Assim, a discussão que é feita no STF é em relação à autoria dos crimes.
O
jurista também analisou que uma eventual defesa de um acusado nesta situação é
a tentativa de tirar a credibilidade das provas apresentadas. Porém, Uchôa
destacou que essas questões já foram discutidas em sessões anteriores do
STF. "Além disso tudo, a investigação da Polícia Federal é muito robusta,
e do Ministério Público mais ainda. As provas estão nos autos, tem minuta de
golpe, tem áudio de pessoas tramando, áudios explicativos, anotações de agenda,
anotações pessoais falando o que fazer para matar o presidente, o vice. Tem
documentos que revelam a discussão sobre campos de prisioneiros. Então, é muito
difícil alguém sair dessa discussão não tendo a denúncia aceita", analisou
o jurista.
Em
relação especificamente à defesa do ex-presidente Bolsonaro, Uchôa afirmou que
ficou impressionado com a "covardia" do advogado. "Especialmente
com Mauro Cid, que era o braço direito dele [Bolsonaro] nessa trama, era um
camarada que pela pontuação da própria PGR, era um camarada que fazia a
interlocução entre aquele pequeno grupo e o oficialato das Forças Armada, e ele
agora foi abandonado pelo Bolsonaro", disse.
Uchôa
ainda acrescentou que a única defesa do ex-presidente é utilizar as narrativas
em defesa dos golpistas condenados, como a história de Débora dos Santos, e a
defesa pela anistia. "Eles jogam esses factoides que não são
jurídicos", disse o jurista. Para Uchôa, o pedido de anistia
também é uma comprovação do crime de tentativa de golpe, e que serão essas
"contradições" que irão condenar todos os acusados.
"Juridicamente, Bolsonaro
vai ser não só transformado em réu, mas condenado.

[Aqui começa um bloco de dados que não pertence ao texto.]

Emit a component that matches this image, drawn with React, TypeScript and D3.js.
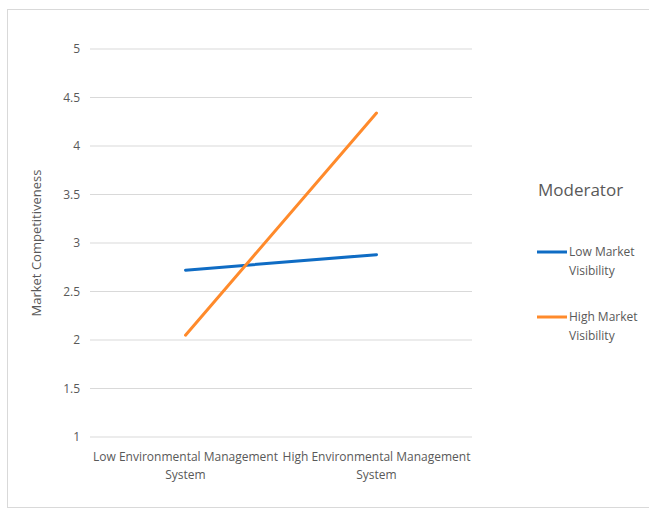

E, não por acaso, mas porque
tem um motivo. Ele foi o chefe da trama, ele esteve antes, durante e depois,
sempre em primeira mão sendo informado, seria o principal beneficiado",
avaliou Uchôa.
O
jurista acrescentou afirmando que o papel da defesa do ex-presidente é de
"enxugar gelo". "Mas a gente sabe que ele está prestes a pagar
as contas dele, principalmente desses cinco crimes que são muito
importantes", afirmou. Os crimes pelos quais Bolsonaro e os outros sete
indicados foram acusados são: organização criminosa armada, tentativa de
abolição violenta do Estado Democrático de Direito, golpe de Estado, dano
qualificado pela violência e grave ameaça e deterioração de patrimônio tombado.
Uchôa
ainda destacou o papel de Bolsonaro na história do país em relação à
ditadura militar e à anistia aos golpistas de 1964.
"Bolsonaro
é a própria comprovação de que a anistia a um golpista é um fracasso. Porque
foi a anistia aos golpistas de 64 a 85 que permitiu que agora eles tentassem um
novo golpe. Inclusive o Bolsonaro, que é um apologista de torturador, não teria
tido coragem [de tentar um golpe] se lá atrás a gente tivesse feito o que está
sendo feito neste momento pelo STF, que é colocar no banco dos réus e condenar
[golpistas]".
O
jurista também afirmou que o julgamento no STF "testemunha que
as instituições estão funcionando e que o Judiciario entendeu perfeitmente
o erro de anistiar lá atrás a turma que deu golpe".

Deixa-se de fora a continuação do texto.